President Donald Trump said on Tuesday he was holding up a trade deal with China and had no interest in moving ahead unless Beijing agrees to four or five “major points”, which he did not specify. He said interest rates were “way too high” and the Federal Reserve had “no clue”.
Fed policymakers will meet on June 18-19 against the backdrop of rising trade tensions, slowing US growth and a sharp step-down in hiring in May that have led markets to price in at least two rate cuts by the end of 2019.
Futures imply around an 80 per cent chance of a rate cut as early as July.
Trump also alarmed currency markets by tweeting that the euro and other currencies were “devalued” against the dollar, putting the United States at a “big disadvantage”.

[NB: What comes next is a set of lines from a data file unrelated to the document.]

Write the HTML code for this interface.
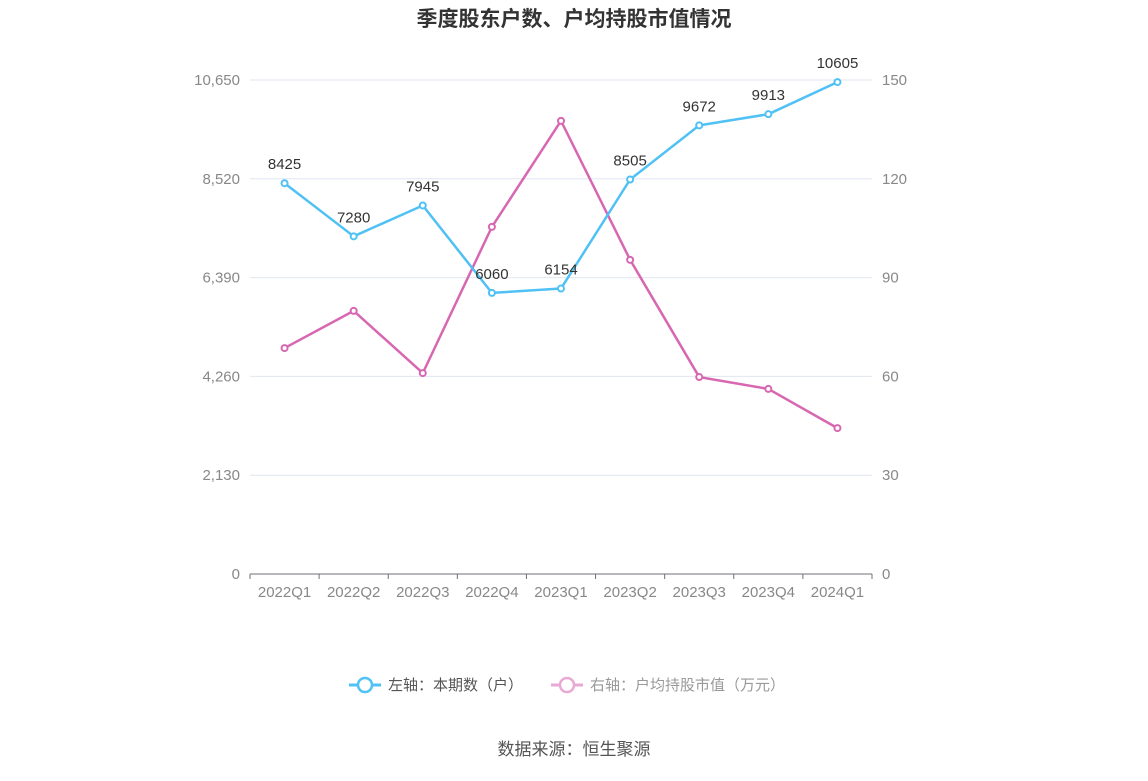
<!DOCTYPE html>
<html><head><meta charset="utf-8"><style>
body{margin:0;background:#fff;font-family:"Liberation Sans","Noto Sans CJK SC",sans-serif}
</style></head><body>
<svg width="1148" height="776" xmlns="http://www.w3.org/2000/svg" id="chart" font-family="Liberation Sans, Noto Sans CJK SC, sans-serif">
<text x="574" y="26" text-anchor="middle" font-size="21" font-weight="bold" fill="#333">季度股东户数、户均持股市值情况</text>
<g id="grid"></g><g id="axes"></g><g id="series"></g>
<g>
<g><line x1="349" y1="685" x2="381" y2="685" stroke="#4fc1f5" stroke-width="3"/><circle cx="365" cy="685" r="7" fill="#fff" stroke="#4fc1f5" stroke-width="2.5"/><text x="388" y="690" font-size="15" fill="#555">左轴：本期数（户）</text></g>
<g><line x1="551" y1="685" x2="583" y2="685" stroke="#e9a9d4" stroke-width="3"/><circle cx="567" cy="685" r="7" fill="#fff" stroke="#e9a9d4" stroke-width="2.5"/><text x="590" y="690" font-size="15" fill="#999">右轴：户均持股市值（万元）</text></g>
</g>
<text x="574" y="755" text-anchor="middle" font-size="17" fill="#555">数据来源：恒生聚源</text>
</svg>
<script>
const categories=["2022Q1","2022Q2","2022Q3","2022Q4","2023Q1","2023Q2","2023Q3","2023Q4","2024Q1"];
const holders=[8425,7280,7945,6060,6154,8505,9672,9913,10605];
const avgValue=[68.6,79.9,61.0,105.4,137.6,95.4,59.8,56.2,44.3];
const leftTicks=[0,2130,4260,6390,8520,10650];
const rightTicks=[0,30,60,90,120,150];
const NS="http://www.w3.org/2000/svg";
const x0=250,x1=872,yB=574,yT=80;
const step=(x1-x0)/categories.length;
const xS=i=>x0+step*(i+0.5);
const yL=v=>yB-(v/10650)*(yB-yT);
const yR=v=>yB-(v/150)*(yB-yT);
function mk(tag,attrs,parent,txt){const e=document.createElementNS(NS,tag);for(const k in attrs)e.setAttribute(k,attrs[k]);if(txt!==undefined)e.textContent=txt;parent.appendChild(e);return e;}
const grid=document.getElementById('grid'),axes=document.getElementById('axes'),ser=document.getElementById('series');
leftTicks.forEach((t,i)=>{const y=yL(t);
 if(i>0){const g=mk('line',{x1:x0,x2:x1,y1:y,y2:y,stroke:'#e0e6f1'},grid);}
 const l=mk('text',{x:240,y:y+5,'text-anchor':'end','font-size':15,fill:'#888'},axes,t.toLocaleString('en-US'));
 
 
});
rightTicks.forEach(t=>{const y=yR(t);
 const l=mk('text',{x:882,y:y+5,'font-size':15,fill:'#888'},axes,String(t));
 
 
});
const ax=mk('line',{x1:x0,x2:x1,y1:yB,y2:yB,stroke:'#6e7079'},axes);


categories.forEach((c,i)=>{
 const tk=mk('line',{x1:x0+step*i,x2:x0+step*i,y1:yB,y2:yB+5,stroke:'#6e7079'},axes);
 
 
 const l=mk('text',{x:xS(i),y:597,'text-anchor':'middle','font-size':15,fill:'#888'},axes,c);
 
 
});
const tk2=mk('line',{x1:x1,x2:x1,y1:yB,y2:yB+5,stroke:'#6e7079'},axes);


function line(vals,yf,color,name,labels){
 const p=mk('polyline',{points:vals.map((v,i)=>xS(i)+','+yf(v)).join(' '),fill:'none',stroke:color,'stroke-width':2.5,'stroke-linejoin':'round'},ser);
 
 
 vals.forEach((v,i)=>{
  const c=mk('circle',{cx:xS(i),cy:yf(v),r:3,fill:'#fff',stroke:color,'stroke-width':2},ser);
  
  
  if(labels){const t=mk('text',{x:xS(i),y:yf(v)-14,'text-anchor':'middle','font-size':15,fill:'#333'},ser,String(v));
   
   }
 });
}
line(avgValue,yR,'#d867b2','avg-value',false);
line(holders,yL,'#4fc1f5','holders',true);
</script>
</body></html>
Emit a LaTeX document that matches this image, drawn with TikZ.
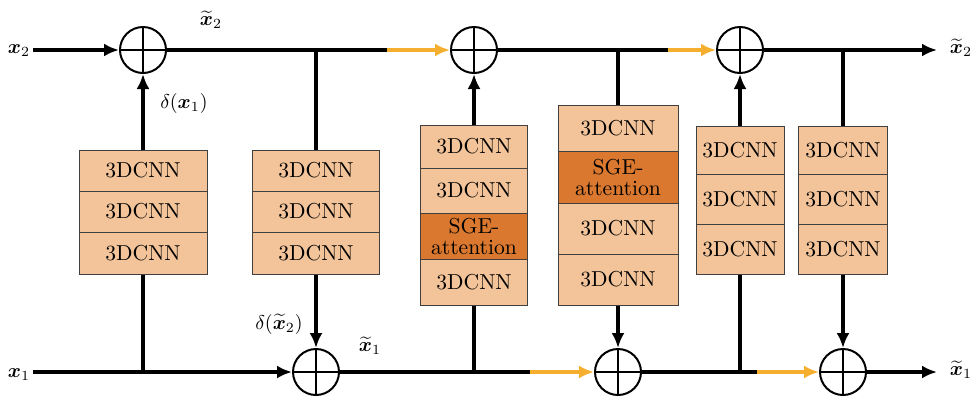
\documentclass[tikz,border=0pt]{standalone}
\usepackage{amsmath,bm}
\usetikzlibrary{arrows.meta}
\definecolor{lightor}{RGB}{243,196,154}
\definecolor{darkor}{RGB}{217,120,46}
\definecolor{arrowor}{RGB}{245,174,46}
\begin{document}
\begin{tikzpicture}[x=0.5pt,y=-0.5pt,
  cell/.style={draw=black!75, line width=0.5pt, fill=lightor, inner sep=0pt, align=center, font=\fontsize{10.8}{10.5}\selectfont},
  sge/.style={cell, fill=darkor},
  oplus/.style={circle, draw, line width=1pt, minimum size=23pt, inner sep=0pt,
    path picture={\draw[line width=1pt] (path picture bounding box.north) -- (path picture bounding box.south)
      (path picture bounding box.west) -- (path picture bounding box.east);}},
  wire/.style={line width=1.6pt},
  arr/.style={wire, -{Latex[length=7.5pt,width=6.5pt]}},
  oarr/.style={line width=1.6pt, arrowor, -{Latex[length=7.5pt,width=6.5pt]}},
  lab/.style={inner sep=0pt, font=\normalsize}]
\useasboundingbox (0,0) rectangle (973,397);
% sum nodes
\node[oplus] (c1) at (143,50) {};
\node[oplus] (c2) at (316,372) {};
\node[oplus] (c3) at (474,50) {};
\node[oplus] (c4) at (618,372) {};
\node[oplus] (c5) at (740,50) {};
\node[oplus] (c6) at (843,372) {};
% terminals
\coordinate (in2) at (33,50);
\coordinate (in1) at (33,372);
\coordinate (out2) at (937,50);
\coordinate (out1) at (937,372);
\coordinate (o1) at (387,50);
\coordinate (o2) at (668,50);
\coordinate (o3) at (530,372);
\coordinate (o4) at (757,372);
\coordinate (j1) at (143,372);
\coordinate (j2) at (316,50);
\coordinate (j3) at (474,372);
\coordinate (j4) at (618,50);
\coordinate (j5) at (740,372);
\coordinate (j6) at (843,50);
% box 1
\node[cell, minimum width=64pt, minimum height=20.5pt] (b1a) at (143,170.5) {3DCNN};
\node[cell, minimum width=64pt, minimum height=20.5pt] (b1b) at (143,211.5) {3DCNN};
\node[cell, minimum width=64pt, minimum height=21pt] (b1c) at (143,253) {3DCNN};
% box 2
\node[cell, minimum width=63.5pt, minimum height=20.5pt] (b2a) at (316,170.5) {3DCNN};
\node[cell, minimum width=63.5pt, minimum height=20.5pt] (b2b) at (316,211.5) {3DCNN};
\node[cell, minimum width=63.5pt, minimum height=21pt] (b2c) at (316,253) {3DCNN};
% box 3
\node[cell, minimum width=53.5pt, minimum height=21.5pt] (b3a) at (474,146.5) {3DCNN};
\node[cell, minimum width=53.5pt, minimum height=22.5pt] (b3b) at (474,190.5) {3DCNN};
\node[sge, minimum width=53.5pt, minimum height=23pt] (b3c) at (474,236) {SGE-\\attention};
\node[cell, minimum width=53.5pt, minimum height=23pt] (b3d) at (474,282) {3DCNN};
% box 4
\node[cell, minimum width=60pt, minimum height=23pt] (b4a) at (618,128) {3DCNN};
\node[sge, minimum width=60pt, minimum height=26pt] (b4b) at (618,177) {SGE-\\attention};
\node[cell, minimum width=60pt, minimum height=25.5pt] (b4c) at (618,228.5) {3DCNN};
\node[cell, minimum width=60pt, minimum height=25.5pt] (b4d) at (618,279.5) {3DCNN};
% box 5
\node[cell, minimum width=44pt, minimum height=24pt] (b5a) at (740,150) {3DCNN};
\node[cell, minimum width=44pt, minimum height=25pt] (b5b) at (740,199) {3DCNN};
\node[cell, minimum width=44pt, minimum height=25pt] (b5c) at (740,249) {3DCNN};
% box 6
\node[cell, minimum width=44.5pt, minimum height=24pt] (b6a) at (843,150) {3DCNN};
\node[cell, minimum width=44.5pt, minimum height=25pt] (b6b) at (843,199) {3DCNN};
\node[cell, minimum width=44.5pt, minimum height=25pt] (b6c) at (843,249) {3DCNN};
% top line
\draw[arr] (in2) -- (c1.west);
\draw[wire] (c1.east) -- (o1);
\draw[oarr] (o1) -- (c3.west);
\draw[wire] (c3.east) -- (o2);
\draw[oarr] (o2) -- (c5.west);
\draw[arr] (c5.east) -- (out2);
% bottom line
\draw[arr] (in1) -- (c2.west);
\draw[wire] (c2.east) -- (o3);
\draw[oarr] (o3) -- (c4.west);
\draw[wire] (c4.east) -- (o4);
\draw[oarr] (o4) -- (c6.west);
\draw[arr] (c6.east) -- (out1);
% verticals
\draw[arr] (b1a.north) -- (c1.south);
\draw[wire] (b1c.south) -- (j1);
\draw[wire] (j2) -- (b2a.north);
\draw[arr] (b2c.south) -- (c2.north);
\draw[arr] (b3a.north) -- (c3.south);
\draw[wire] (b3d.south) -- (j3);
\draw[wire] (j4) -- (b4a.north);
\draw[arr] (b4d.south) -- (c4.north);
\draw[arr] (b5a.north) -- (c5.south);
\draw[wire] (b5c.south) -- (j5);
\draw[wire] (j6) -- (b6a.north);
\draw[arr] (b6c.south) -- (c6.north);
% labels
\node[lab] (lx2) at (19,51) {$\bm{x}_2$};
\node[lab] (lx1) at (19,375) {$\bm{x}_1$};
\node[lab] (lt2) at (211,20) {$\widetilde{\bm{x}}_2$};
\node[lab] (ld1) at (184,103) {$\delta(\bm{x}_1)$};
\node[lab] (ld2) at (279,324) {$\delta(\widetilde{\bm{x}}_2)$};
\node[lab] (lt1) at (370,346) {$\widetilde{\bm{x}}_1$};
\node[lab] (lo2) at (961,48) {$\widetilde{\bm{x}}_2$};
\node[lab] (lo1) at (961,370) {$\widetilde{\bm{x}}_1$};
\end{tikzpicture}
\end{document}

The euro eased to $1.1318, just short of the recent three-month high of $1.1347. The dollar fell against the yen to as low as 108.20 and stalled on a basket of currencies at 96.608.
“The President’s tweets on the USD have the potential to have much more lasting impact in the coming election year,” said Alan Ruskin, global head of G10 FX strategy at Deutsche Bank.
“Global conditions are nicely set for what has colourfully been described as a ‘currency war’ or a currency race to ‘the bottom’.” The Turkish lira popped higher as its central bank left its interest rate at 24 per cent while in commodity markets, all the chatter of rate cuts kept gold near 14-month highs at $1,335.51 per ounce.
Oil prices dropped over 2 per cent again though as concern about a global economic slowdown offset expectations that Opec and its allies will extend their supply curbs.
Hedge fund managers have been liquidating bullish oil positions at the fastest rate since late 2018 amid growing economic fears.
Brent crude futures fell $1.2 cents to $61.05 a barrel, while US crude lost $1.4 to $51.83 a barrel.